Last Friday was the last chance to get a free upgrade/downgrade from Windows 7 to Windows 10. The Microsoft checking utility confidently announced my system was compatible, but I doubted that as I was running stuff in XP Mode, and some old Chicago (Windows 9x) software. But I thought I’d give Microsoft the benefit of the doubt and try. But before that I backed up the entire hard disk.
Giving Microsoft the benefit of any doubt is always a bad plan, and in my case the installation died half way. The update was apparently downloaded, but I left it all weekend and it failed to install.
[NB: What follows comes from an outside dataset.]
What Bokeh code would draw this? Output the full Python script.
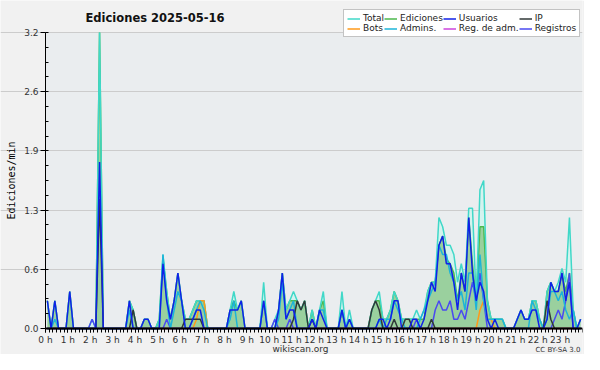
from bokeh.plotting import figure
from bokeh.models import ColumnDataSource, FixedTicker, Legend, LegendItem, Range1d
from bokeh.core.properties import value
from bokeh.embed import file_html
from bokeh.resources import INLINE

# 10-minute bins (144 per day); values are edits per minute
hour_ticks = [h * 60 for h in range(24)]
hour_labels = [f"{h} h" for h in range(24)]
y_ticks = [0, 0.64, 1.28, 1.92, 2.56, 3.2]
y_labels = ["0.0", "0.6", "1.3", "1.9", "2.6", "3.2"]

total = [
    .3, 0, .3, 0, 0, 0,   .4, 0, 0, 0, 0, 0,   .1, 0, 3.2, 0, 0, 0,   0, 0, 0, 0, .3, .2,
    0, 0, .1, .1, 0, 0,   .1, .8, .4, .1, .3, .6,   .3, .1, .1, .2, .3, .3,   .3, 0, 0, 0, 0, 0,
    0, .2, .4, .2, .3, 0,   0, 0, 0, 0, .5, 0,   0, .1, .2, .6, .2, .3,   .4, .3, .2, .3, 0, .2,
    0, .2, .4, 0, 0, 0,   0, .4, 0, .2, 0, 0,   0, 0, 0, .2, .3, .4,   .1, .1, .2, .4, .3, .1,
    .1, .1, .1, .2, .1, .2,   .4, .5, .5, 1.2, 1.1, .9,   .9, .8, .5, .7, .5, 1.3,   1.3, .3, 1.5, 1.6, .3, .1,
    .1, .1, .1, 0, 0, 0,   .1, .2, .1, .1, .3, .3,   .1, 0, .4, .5, .4, .5,   .65, .5, 1.2, .2, 0, .1,
]
ediciones = [
    .3, 0, .3, 0, 0, 0,   .4, 0, 0, 0, 0, 0,   0, 0, 3.2, 0, 0, 0,   0, 0, 0, 0, .3, .2,
    0, 0, .1, .1, 0, 0,   .1, .75, .4, .1, .3, .6,   .3, .1, .1, .2, .3, .3,   .3, 0, 0, 0, 0, 0,
    0, .2, .3, .2, .3, 0,   0, 0, 0, 0, .3, 0,   0, 0, .2, .6, .2, .3,   .3, .3, .2, .3, 0, .2,
    0, .2, .3, 0, 0, 0,   0, .2, 0, .1, 0, 0,   0, 0, 0, .2, .3, .3,   .1, .1, .2, .4, .3, .1,
    .1, .1, .1, .1, .1, .1,   .4, .5, .5, .9, 1.0, .75,   .7, .6, .3, .6, .4, 1.2,   .7, .3, 1.1, 1.1, .3, .1,
    .1, .1, .1, 0, 0, 0,   .1, .2, .1, .1, .3, .3,   .1, 0, .4, .5, .4, .4,   .6, .4, .6, .2, 0, .1,
]
usuarios = [
    .3, 0, .3, 0, 0, 0,   .4, 0, 0, 0, 0, 0,   0, 0, 1.8, 0, 0, 0,   0, 0, 0, 0, .3, 0,
    0, 0, .1, .1, 0, 0,   0, .7, .3, .1, .3, .6,   .3, 0, 0, .1, .2, .2,   0, 0, 0, 0, 0, 0,
    0, .2, .2, .2, .3, 0,   0, 0, 0, 0, .3, 0,   0, 0, .2, .6, .1, .2,   .2, 0, 0, 0, 0, .1,
    0, .2, .1, 0, 0, 0,   0, .2, 0, .1, 0, 0,   0, 0, 0, 0, 0, .1,   .1, 0, .1, .3, .3, 0,
    0, 0, .1, .1, 0, .1,   .3, .5, .4, .9, 1.0, .7,   .7, .5, .2, .6, .4, 1.2,   .6, .3, .5, .4, .1, 0,
    .1, 0, 0, 0, 0, 0,   .1, .2, .1, .1, .2, .2,   0, 0, .1, .5, .4, .4,   .6, .3, .5, 0, 0, .1,
]
ip = [
    0, 0, 0, 0, 0, 0,   0, 0, 0, 0, 0, 0,   0, 0, 1.4, 0, 0, 0,   0, 0, 0, 0, 0, .2,
    0, 0, 0, 0, 0, 0,   0, 0, 0, 0, 0, 0,   0, .1, .1, .1, .1, .1,   0, 0, 0, 0, 0, 0,
    0, 0, 0, 0, 0, 0,   0, 0, 0, 0, 0, 0,   0, 0, 0, 0, 0, 0,   .1, .3, .2, .3, 0, .1,
    0, 0, 0, 0, 0, 0,   0, 0, 0, 0, 0, 0,   0, 0, 0, .2, .3, .2,   0, 0, 0, .1, 0, 0,
    .1, .1, 0, 0, 0, 0,   0, .1, 0, 0, 0, 0,   0, 0, 0, 0, 0, 0,   0, 0, 0, 0, 0, 0,
    0, 0, 0, 0, 0, 0,   0, 0, 0, 0, 0, 0,   0, 0, .3, .1, 0, 0,   0, 0, 0, 0, 0, 0,
]
bots = [
    0, 0, 0, 0, 0, 0,   0, 0, 0, 0, 0, 0,   0, 0, 0, 0, 0, 0,   0, 0, 0, 0, 0, 0,
    0, 0, 0, 0, 0, 0,   0, 0, 0, 0, 0, 0,   0, 0, 0, 0, .1, .3,   .3, 0, 0, 0, 0, 0,
    0, 0, 0, 0, 0, 0,   0, 0, 0, 0, 0, 0,   0, 0, 0, 0, 0, 0,   0, 0, 0, 0, 0, 0,
    0, 0, 0, 0, 0, 0,   0, 0, 0, 0, 0, 0,   0, 0, 0, 0, 0, 0,   0, 0, 0, 0, 0, 0,
    0, 0, 0, 0, 0, 0,   0, 0, 0, 0, 0, 0,   0, 0, 0, 0, 0, 0,   0, 0, .2, .3, .1, .1,
    0, 0, 0, 0, 0, 0,   0, 0, 0, 0, 0, 0,   0, 0, 0, 0, 0, 0,   0, 0, 0, 0, 0, 0,
]
admins = [
    0, 0, .1, 0, 0, 0,   0, 0, 0, 0, 0, 0,   0, 0, 0, 0, 0, 0,   0, 0, 0, 0, .2, 0,
    0, 0, 0, 0, 0, 0,   0, .8, .3, 0, .2, .4,   .3, 0, 0, .1, .2, .3,   .2, 0, 0, 0, 0, 0,
    0, .1, .3, 0, 0, 0,   0, 0, 0, 0, .3, 0,   0, 0, .1, .5, .1, .2,   .3, 0, 0, 0, 0, 0,
    0, .2, .2, 0, 0, 0,   0, .2, 0, .1, 0, 0,   0, 0, 0, 0, 0, .1,   0, .1, .1, .3, .2, .1,
    0, 0, 0, 0, .1, .2,   .3, .4, .5, .9, .8, .8,   .6, .5, .3, .4, .2, .6,   .6, .2, .8, .3, .1, .1,
    .1, .1, .1, 0, 0, 0,   0, 0, 0, 0, .3, .2,   .1, 0, .1, .4, .4, .3,   .4, .2, .1, .2, 0, 0,
]
reg_adm = [0] * 144
registros = [
    0, 0, 0, 0, 0, 0,   0, 0, 0, 0, 0, 0,   .1, 0, 0, 0, 0, 0,   0, 0, 0, 0, 0, 0,
    0, 0, 0, 0, 0, 0,   0, 0, .1, 0, 0, 0,   0, 0, 0, 0, 0, 0,   0, 0, 0, 0, 0, 0,
    0, 0, 0, 0, 0, 0,   0, 0, 0, 0, 0, 0,   0, .1, 0, 0, 0, .1,   0, 0, 0, 0, 0, 0,
    0, 0, 0, 0, 0, 0,   0, 0, 0, 0, 0, 0,   0, 0, 0, 0, 0, 0,   0, 0, 0, 0, 0, 0,
    0, 0, 0, .1, 0, 0,   0, 0, .2, .3, .2, .2,   .3, .1, .1, .2, .1, .3,   .5, .3, .6, .3, 0, 0,
    0, 0, 0, 0, 0, 0,   0, 0, 0, 0, 0, 0,   0, 0, 0, 0, .1, .2,   .1, .3, .6, 0, 0, 0,
]

# ---- layout (canvas pixels) ----
W, H = 584, 354
RIGHT_BORDER = 2
ZERO_X_PX, END_X_PX = 45, W - RIGHT_BORDER      # where 0 h and 24 h sit
ZERO_PX, TOP_PX = 328, 32                       # where y=0 and y=max sit
x_max = 1440
y_max = y_ticks[-1]
ppu_x = (END_X_PX - ZERO_X_PX) / x_max
ppu_y = (ZERO_PX - TOP_PX) / y_max
x_start = -ZERO_X_PX / ppu_x
y_start = -(H - ZERO_PX) / ppu_y
y_end = y_max + TOP_PX / ppu_y


def px_to_data(px, py):
    return (px - ZERO_X_PX) / ppu_x, (ZERO_PX - py) / ppu_y


minutes = [i * 10 + 5 for i in range(len(total))]
src = ColumnDataSource(dict(t=minutes, total=total, ed=ediciones, us=usuarios, ip=ip,
                            bots=bots, adm=admins, radm=reg_adm, reg=registros,
                            zero=[0] * len(total)))

p = figure(width=W, height=H, output_backend="svg", toolbar_location=None,
           x_range=Range1d(x_start, x_max), y_range=Range1d(y_start, y_end),
           min_border_left=0, min_border_right=RIGHT_BORDER, min_border_top=0,
           min_border_bottom=0,
           background_fill_color="#f1f1f1", border_fill_color="#f1f1f1")
p.outline_line_color = None

# plotting-area background (0 h .. 24 h, 0 .. top tick)
p.quad(left=[0], right=[x_max], bottom=[0], top=[y_max],
       fill_color="#eaedef", line_color=None, level="image")

# fills
p.varea(x="t", y1="zero", y2="total", source=src, fill_color="#d2f3ee", fill_alpha=0.9)
p.varea(x="t", y1="zero", y2="ed", source=src, fill_color="#8fc98f", fill_alpha=0.85)

lw = 1.5
r_ed = p.line("t", "ed", source=src, line_color="#4cb84c", line_width=lw)
r_total = p.line("t", "total", source=src, line_color="#40d8c8", line_width=lw)
r_bots = p.line("t", "bots", source=src, line_color="#ff9a1a", line_width=lw)
r_radm = p.line("t", "radm", source=src, line_color="#cc44dd", line_width=lw)
r_reg = p.line("t", "reg", source=src, line_color="#4a4af0", line_width=lw)
r_adm = p.line("t", "adm", source=src, line_color="#1cb4d8", line_width=lw)
r_ip = p.line("t", "ip", source=src, line_color="#303838", line_width=lw)
r_us = p.line("t", "us", source=src, line_color="#1020e8", line_width=lw)

legend = Legend(items=[
    LegendItem(label="Total", renderers=[r_total]),
    LegendItem(label="Ediciones", renderers=[r_ed]),
    LegendItem(label="Usuarios", renderers=[r_us]),
    LegendItem(label="IP", renderers=[r_ip]),
    LegendItem(label="Bots", renderers=[r_bots]),
    LegendItem(label="Admins.", renderers=[r_adm]),
    LegendItem(label="Reg. de adm.", renderers=[r_radm]),
    LegendItem(label="Registros", renderers=[r_reg]),
], orientation="horizontal", ncols=4, location=(343, H - 37))
legend.label_text_font = "DejaVu Sans"
legend.label_text_font_size = "9px"
legend.label_text_color = "#222222"
legend.label_height = 9
legend.label_standoff = 3
legend.glyph_width = 13
legend.glyph_height = 9
legend.spacing = 0
legend.padding = 3
legend.margin = 0
legend.border_line_color = "#888888"
legend.background_fill_color = "white"
legend.background_fill_alpha = 1.0
p.add_layout(legend)

# title and footer texts
tx, ty = px_to_data(85, 17)
p.text(x=[tx], y=[ty], text=["Ediciones  2025-05-16"], text_font=value("DejaVu Sans"),
       text_font_style="bold", text_font_size="11.5px", text_color="#111111",
       text_baseline="middle", text_align="left")
wx, wy = px_to_data(300, 348)
p.text(x=[wx], y=[wy], text=["wikiscan.org"], text_font=value("DejaVu Sans"),
       text_font_size="9px", text_color="#333333", text_baseline="middle", text_align="center")
cx, cy = px_to_data(580, 349)
p.text(x=[cx], y=[cy], text=["CC BY-SA 3.0"], text_font=value("DejaVu Sans"),
       text_font_size="7px", text_color="#333333", text_baseline="middle", text_align="right")

# axes (placed at the data origin)
p.xaxis.fixed_location = 0
p.xaxis.bounds = (0, x_max)
p.xaxis.ticker = FixedTicker(ticks=hour_ticks, minor_ticks=list(range(0, x_max + 1, 10)))
p.xaxis.major_label_overrides = {t: l for t, l in zip(hour_ticks, hour_labels)}
p.yaxis.fixed_location = 0
p.yaxis.bounds = (0, y_max)
p.yaxis.ticker = FixedTicker(ticks=y_ticks, minor_ticks=[i * 0.16 for i in range(21)])
p.yaxis.major_label_overrides = {t: l for t, l in zip(y_ticks, y_labels)}
for ax in (p.xaxis, p.yaxis):
    ax.axis_line_color = "black"
    ax.major_tick_line_color = "black"
    ax.minor_tick_line_color = "black"
    ax.major_label_text_font = "DejaVu Sans"
    ax.major_label_text_font_size = "9px"
    ax.major_label_text_color = "#333333"
    ax.major_label_standoff = 2
p.xaxis.axis_line_width = 2
p.xaxis.major_tick_in = 0
p.xaxis.major_tick_out = 4
p.xaxis.minor_tick_in = 0
p.xaxis.minor_tick_out = 4
p.yaxis.major_tick_in = 0
p.yaxis.major_tick_out = 5
p.yaxis.minor_tick_in = 3
p.yaxis.minor_tick_out = 0
p.yaxis.axis_label = "Ediciones/min"
p.yaxis.axis_label_text_font = "DejaVu Sans Mono"
p.yaxis.axis_label_text_font_size = "10px"
p.yaxis.axis_label_text_font_style = "normal"
p.yaxis.axis_label_text_color = "black"
p.yaxis.axis_label_standoff = 4
p.xgrid.grid_line_color = None
p.ygrid.grid_line_color = "#cccccc"
p.ygrid.bounds = (0, x_max)
p.ygrid.ticker = FixedTicker(ticks=y_ticks[1:])

open("out.html", "w").write(file_html(p, INLINE))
It’s hard to see why anyone who knows about computers used for serious purposes would consider “upgrading” to Windows 10 a good idea. I’m not sad I had to revert to the backup and get my Windows 7 machine back. Windows 8+ completely failed to implement the backward compatibility that Microsoft used to do so well. Upgrading DOS or Windows meant you could keep your legacy applications and hardware, but switching to OS/2, Apple, UNIX or Linux meant you could not. Now upgrading Windows means ditching older software too – in my case, I suspect my company’s accounting system. If you’re going to do anything as rash as that, you might as well break free from Microsoft completely and choose a whole new platform.
I was expecting to write something slamming Microsoft for messing up my PC this morning, but thanks to their complete incompetence, the upgrade didn’t work anyway.